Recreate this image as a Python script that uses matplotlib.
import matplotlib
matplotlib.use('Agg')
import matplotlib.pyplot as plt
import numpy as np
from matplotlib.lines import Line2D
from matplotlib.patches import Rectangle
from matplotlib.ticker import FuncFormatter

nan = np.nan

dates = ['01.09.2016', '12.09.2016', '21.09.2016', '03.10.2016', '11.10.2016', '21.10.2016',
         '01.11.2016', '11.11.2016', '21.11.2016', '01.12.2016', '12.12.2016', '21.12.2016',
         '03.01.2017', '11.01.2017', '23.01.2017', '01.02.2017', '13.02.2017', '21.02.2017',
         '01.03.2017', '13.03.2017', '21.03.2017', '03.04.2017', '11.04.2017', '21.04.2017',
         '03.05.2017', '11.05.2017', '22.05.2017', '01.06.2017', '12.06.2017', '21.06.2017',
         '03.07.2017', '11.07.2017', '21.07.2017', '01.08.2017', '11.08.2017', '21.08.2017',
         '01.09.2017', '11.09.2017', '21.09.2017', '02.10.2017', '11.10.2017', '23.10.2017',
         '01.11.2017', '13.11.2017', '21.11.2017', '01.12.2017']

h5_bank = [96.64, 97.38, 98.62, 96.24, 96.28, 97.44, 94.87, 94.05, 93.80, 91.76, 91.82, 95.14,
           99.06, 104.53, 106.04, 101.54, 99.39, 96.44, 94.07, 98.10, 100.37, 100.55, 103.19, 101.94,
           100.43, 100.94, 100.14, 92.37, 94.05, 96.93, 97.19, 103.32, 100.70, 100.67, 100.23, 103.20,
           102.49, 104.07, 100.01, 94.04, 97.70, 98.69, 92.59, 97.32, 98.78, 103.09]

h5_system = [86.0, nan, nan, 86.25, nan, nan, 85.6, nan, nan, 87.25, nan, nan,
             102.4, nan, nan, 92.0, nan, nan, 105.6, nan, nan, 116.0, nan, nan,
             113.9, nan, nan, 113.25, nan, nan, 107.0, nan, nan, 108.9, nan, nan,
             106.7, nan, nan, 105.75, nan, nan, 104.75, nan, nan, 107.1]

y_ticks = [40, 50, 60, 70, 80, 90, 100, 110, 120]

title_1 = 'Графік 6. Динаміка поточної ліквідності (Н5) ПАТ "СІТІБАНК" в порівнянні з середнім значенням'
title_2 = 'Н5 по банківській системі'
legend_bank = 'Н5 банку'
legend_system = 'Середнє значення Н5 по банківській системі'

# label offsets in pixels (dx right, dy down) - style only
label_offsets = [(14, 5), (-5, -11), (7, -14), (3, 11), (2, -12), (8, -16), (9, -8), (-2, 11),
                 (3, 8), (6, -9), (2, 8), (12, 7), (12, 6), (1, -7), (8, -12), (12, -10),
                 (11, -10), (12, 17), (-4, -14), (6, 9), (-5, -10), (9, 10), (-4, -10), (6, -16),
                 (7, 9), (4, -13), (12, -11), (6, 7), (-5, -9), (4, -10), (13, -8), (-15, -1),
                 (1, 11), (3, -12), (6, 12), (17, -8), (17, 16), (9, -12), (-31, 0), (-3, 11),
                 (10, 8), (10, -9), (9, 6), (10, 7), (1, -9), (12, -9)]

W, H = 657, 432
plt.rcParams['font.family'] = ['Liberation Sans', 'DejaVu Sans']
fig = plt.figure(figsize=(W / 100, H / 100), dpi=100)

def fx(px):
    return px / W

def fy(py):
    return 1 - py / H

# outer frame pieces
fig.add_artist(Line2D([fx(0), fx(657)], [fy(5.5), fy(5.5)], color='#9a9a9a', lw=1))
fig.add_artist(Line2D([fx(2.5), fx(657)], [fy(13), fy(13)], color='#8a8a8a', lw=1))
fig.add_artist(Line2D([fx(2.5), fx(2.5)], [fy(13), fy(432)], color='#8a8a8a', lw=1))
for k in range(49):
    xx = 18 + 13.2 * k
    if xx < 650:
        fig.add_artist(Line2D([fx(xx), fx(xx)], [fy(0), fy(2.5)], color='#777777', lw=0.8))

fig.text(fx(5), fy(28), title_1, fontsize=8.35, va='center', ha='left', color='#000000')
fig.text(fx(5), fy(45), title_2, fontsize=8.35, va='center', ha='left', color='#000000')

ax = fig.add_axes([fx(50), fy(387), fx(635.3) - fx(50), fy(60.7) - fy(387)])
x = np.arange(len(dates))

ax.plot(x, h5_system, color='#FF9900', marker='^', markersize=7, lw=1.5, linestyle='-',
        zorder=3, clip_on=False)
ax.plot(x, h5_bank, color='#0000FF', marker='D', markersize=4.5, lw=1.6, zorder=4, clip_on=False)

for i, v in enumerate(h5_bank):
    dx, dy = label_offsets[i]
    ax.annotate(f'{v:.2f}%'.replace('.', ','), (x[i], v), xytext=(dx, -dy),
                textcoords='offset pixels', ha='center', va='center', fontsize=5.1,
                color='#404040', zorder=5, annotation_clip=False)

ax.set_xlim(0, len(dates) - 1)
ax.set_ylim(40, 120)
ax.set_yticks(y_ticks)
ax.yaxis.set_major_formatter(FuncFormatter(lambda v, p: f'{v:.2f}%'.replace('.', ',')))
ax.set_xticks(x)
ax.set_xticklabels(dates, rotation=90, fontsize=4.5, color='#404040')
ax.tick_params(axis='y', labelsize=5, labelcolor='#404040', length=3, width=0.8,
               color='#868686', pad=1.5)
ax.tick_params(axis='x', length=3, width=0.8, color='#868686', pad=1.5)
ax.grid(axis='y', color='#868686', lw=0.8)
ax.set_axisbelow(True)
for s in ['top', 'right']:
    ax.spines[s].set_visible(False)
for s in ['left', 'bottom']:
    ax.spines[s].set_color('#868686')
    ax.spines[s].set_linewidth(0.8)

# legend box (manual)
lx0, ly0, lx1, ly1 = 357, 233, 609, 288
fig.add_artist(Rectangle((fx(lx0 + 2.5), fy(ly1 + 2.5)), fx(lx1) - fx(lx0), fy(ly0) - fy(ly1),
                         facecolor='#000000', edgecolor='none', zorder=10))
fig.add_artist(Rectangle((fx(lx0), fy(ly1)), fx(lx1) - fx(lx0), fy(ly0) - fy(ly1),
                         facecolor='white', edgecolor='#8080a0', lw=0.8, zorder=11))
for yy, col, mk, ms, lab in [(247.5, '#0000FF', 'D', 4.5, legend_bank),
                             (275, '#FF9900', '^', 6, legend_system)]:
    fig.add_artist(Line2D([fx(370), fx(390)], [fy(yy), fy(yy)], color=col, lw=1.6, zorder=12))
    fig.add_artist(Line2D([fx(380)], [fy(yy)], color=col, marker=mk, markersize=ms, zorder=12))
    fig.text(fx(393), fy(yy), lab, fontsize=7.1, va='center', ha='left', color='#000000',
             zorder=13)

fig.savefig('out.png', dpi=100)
____
WORK REQUIRED: Write the entire listing out again, word for word.

EXERCISE RESPONSE:
Recreate this image as a Python script that uses matplotlib.
import matplotlib
matplotlib.use('Agg')
import matplotlib.pyplot as plt
import numpy as np
from matplotlib.lines import Line2D
from matplotlib.patches import Rectangle
from matplotlib.ticker import FuncFormatter

nan = np.nan

dates = ['01.09.2016', '12.09.2016', '21.09.2016', '03.10.2016', '11.10.2016', '21.10.2016',
         '01.11.2016', '11.11.2016', '21.11.2016', '01.12.2016', '12.12.2016', '21.12.2016',
         '03.01.2017', '11.01.2017', '23.01.2017', '01.02.2017', '13.02.2017', '21.02.2017',
         '01.03.2017', '13.03.2017', '21.03.2017', '03.04.2017', '11.04.2017', '21.04.2017',
         '03.05.2017', '11.05.2017', '22.05.2017', '01.06.2017', '12.06.2017', '21.06.2017',
         '03.07.2017', '11.07.2017', '21.07.2017', '01.08.2017', '11.08.2017', '21.08.2017',
         '01.09.2017', '11.09.2017', '21.09.2017', '02.10.2017', '11.10.2017', '23.10.2017',
         '01.11.2017', '13.11.2017', '21.11.2017', '01.12.2017']

h5_bank = [96.64, 97.38, 98.62, 96.24, 96.28, 97.44, 94.87, 94.05, 93.80, 91.76, 91.82, 95.14,
           99.06, 104.53, 106.04, 101.54, 99.39, 96.44, 94.07, 98.10, 100.37, 100.55, 103.19, 101.94,
           100.43, 100.94, 100.14, 92.37, 94.05, 96.93, 97.19, 103.32, 100.70, 100.67, 100.23, 103.20,
           102.49, 104.07, 100.01, 94.04, 97.70, 98.69, 92.59, 97.32, 98.78, 103.09]

h5_system = [86.0, nan, nan, 86.25, nan, nan, 85.6, nan, nan, 87.25, nan, nan,
             102.4, nan, nan, 92.0, nan, nan, 105.6, nan, nan, 116.0, nan, nan,
             113.9, nan, nan, 113.25, nan, nan, 107.0, nan, nan, 108.9, nan, nan,
             106.7, nan, nan, 105.75, nan, nan, 104.75, nan, nan, 107.1]

y_ticks = [40, 50, 60, 70, 80, 90, 100, 110, 120]

title_1 = 'Графік 6. Динаміка поточної ліквідності (Н5) ПАТ "СІТІБАНК" в порівнянні з середнім значенням'
title_2 = 'Н5 по банківській системі'
legend_bank = 'Н5 банку'
legend_system = 'Середнє значення Н5 по банківській системі'

# label offsets in pixels (dx right, dy down) - style only
label_offsets = [(14, 5), (-5, -11), (7, -14), (3, 11), (2, -12), (8, -16), (9, -8), (-2, 11),
                 (3, 8), (6, -9), (2, 8), (12, 7), (12, 6), (1, -7), (8, -12), (12, -10),
                 (11, -10), (12, 17), (-4, -14), (6, 9), (-5, -10), (9, 10), (-4, -10), (6, -16),
                 (7, 9), (4, -13), (12, -11), (6, 7), (-5, -9), (4, -10), (13, -8), (-15, -1),
                 (1, 11), (3, -12), (6, 12), (17, -8), (17, 16), (9, -12), (-31, 0), (-3, 11),
                 (10, 8), (10, -9), (9, 6), (10, 7), (1, -9), (12, -9)]

W, H = 657, 432
plt.rcParams['font.family'] = ['Liberation Sans', 'DejaVu Sans']
fig = plt.figure(figsize=(W / 100, H / 100), dpi=100)

def fx(px):
    return px / W

def fy(py):
    return 1 - py / H

# outer frame pieces
fig.add_artist(Line2D([fx(0), fx(657)], [fy(5.5), fy(5.5)], color='#9a9a9a', lw=1))
fig.add_artist(Line2D([fx(2.5), fx(657)], [fy(13), fy(13)], color='#8a8a8a', lw=1))
fig.add_artist(Line2D([fx(2.5), fx(2.5)], [fy(13), fy(432)], color='#8a8a8a', lw=1))
for k in range(49):
    xx = 18 + 13.2 * k
    if xx < 650:
        fig.add_artist(Line2D([fx(xx), fx(xx)], [fy(0), fy(2.5)], color='#777777', lw=0.8))

fig.text(fx(5), fy(28), title_1, fontsize=8.35, va='center', ha='left', color='#000000')
fig.text(fx(5), fy(45), title_2, fontsize=8.35, va='center', ha='left', color='#000000')

ax = fig.add_axes([fx(50), fy(387), fx(635.3) - fx(50), fy(60.7) - fy(387)])
x = np.arange(len(dates))

ax.plot(x, h5_system, color='#FF9900', marker='^', markersize=7, lw=1.5, linestyle='-',
        zorder=3, clip_on=False)
ax.plot(x, h5_bank, color='#0000FF', marker='D', markersize=4.5, lw=1.6, zorder=4, clip_on=False)

for i, v in enumerate(h5_bank):
    dx, dy = label_offsets[i]
    ax.annotate(f'{v:.2f}%'.replace('.', ','), (x[i], v), xytext=(dx, -dy),
                textcoords='offset pixels', ha='center', va='center', fontsize=5.1,
                color='#404040', zorder=5, annotation_clip=False)

ax.set_xlim(0, len(dates) - 1)
ax.set_ylim(40, 120)
ax.set_yticks(y_ticks)
ax.yaxis.set_major_formatter(FuncFormatter(lambda v, p: f'{v:.2f}%'.replace('.', ',')))
ax.set_xticks(x)
ax.set_xticklabels(dates, rotation=90, fontsize=4.5, color='#404040')
ax.tick_params(axis='y', labelsize=5, labelcolor='#404040', length=3, width=0.8,
               color='#868686', pad=1.5)
ax.tick_params(axis='x', length=3, width=0.8, color='#868686', pad=1.5)
ax.grid(axis='y', color='#868686', lw=0.8)
ax.set_axisbelow(True)
for s in ['top', 'right']:
    ax.spines[s].set_visible(False)
for s in ['left', 'bottom']:
    ax.spines[s].set_color('#868686')
    ax.spines[s].set_linewidth(0.8)

# legend box (manual)
lx0, ly0, lx1, ly1 = 357, 233, 609, 288
fig.add_artist(Rectangle((fx(lx0 + 2.5), fy(ly1 + 2.5)), fx(lx1) - fx(lx0), fy(ly0) - fy(ly1),
                         facecolor='#000000', edgecolor='none', zorder=10))
fig.add_artist(Rectangle((fx(lx0), fy(ly1)), fx(lx1) - fx(lx0), fy(ly0) - fy(ly1),
                         facecolor='white', edgecolor='#8080a0', lw=0.8, zorder=11))
for yy, col, mk, ms, lab in [(247.5, '#0000FF', 'D', 4.5, legend_bank),
                             (275, '#FF9900', '^', 6, legend_system)]:
    fig.add_artist(Line2D([fx(370), fx(390)], [fy(yy), fy(yy)], color=col, lw=1.6, zorder=12))
    fig.add_artist(Line2D([fx(380)], [fy(yy)], color=col, marker=mk, markersize=ms, zorder=12))
    fig.text(fx(393), fy(yy), lab, fontsize=7.1, va='center', ha='left', color='#000000',
             zorder=13)

fig.savefig('out.png', dpi=100)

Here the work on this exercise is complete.